In essence, as a listener, I find it hard to identify from noise without explicit context whether it actively destabilises or merely represents destabilisation. That’s the crux here: on the first spin, without having read the manifesto, I quite liked the music, but it didn’t really stand apart from the average noise release by essence. More ambitious and ontological interpretations emerged only after reading the manifesto.
So, let’s attempt to answer the question posed previously. The manifesto does make me engage with the music on a different, more active level. In this sense: yes. But this is applicable to noise in general, not just Ars Sonitus, and the music on the CD without the manifesto doesn’t open itself up to me in a drastically different way than any other noise of similar quality. In this sense: no.
I wouldn’t be surprised if this dissonance is purposefully left an open question in the manifesto, because it does create an interesting abrasion in the listening experience. In applying the transfuturist ethos to the music, does one reduce the audial part to an object defined by the concept (“this is what the artist meant”)? Or does it free one from subconscious fetters of enculturation and convention, to experience and engage with noise more purely, more directly? Becoming conscious of this polarity makes the listener a more active participant, which moves them away from being a mere passive recipient – which is one of the stated aims of transfuturist bruitism.

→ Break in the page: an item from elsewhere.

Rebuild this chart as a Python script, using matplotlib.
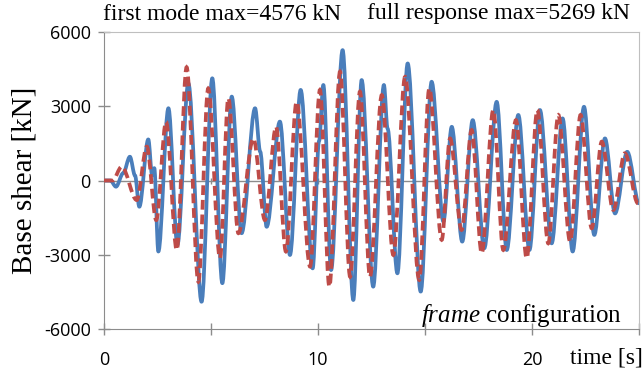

As proven by the amount of words I’ve minced, both as text, music and idea, the Transfuturist Bruitism Manifesto is definitely something for the more philosophically or metaphysically inclined noise listener to get acquainted with. In detailing a new, even radically new way of approaching both creation and consumption of noise, it doesn’t exactly present easy or straightforward ideas, but it does it in lucid and confident writing that is sure to provoke thoughts.
Of course, one can also ignore the whole philosophical framework and listen to Transfuturist Bruitism Manifesto as just a good noise album in really nice packaging. In a sense, this too is important. Audio reductible to mere accompaniment easily comes across as an aferthought, which would appear to be against the spirit of the manifesto, context dictating form. But it would be a bit of a waste to do so, considering the manifesto is a conceptually ambitious work. However, as discussed above, it is questionable whether on its own the music communicates on a subliminal, transcendent level the same as the manifesto does in plain words – the tension remains.
(All rights to have completely misconstrued the manifesto reserved.)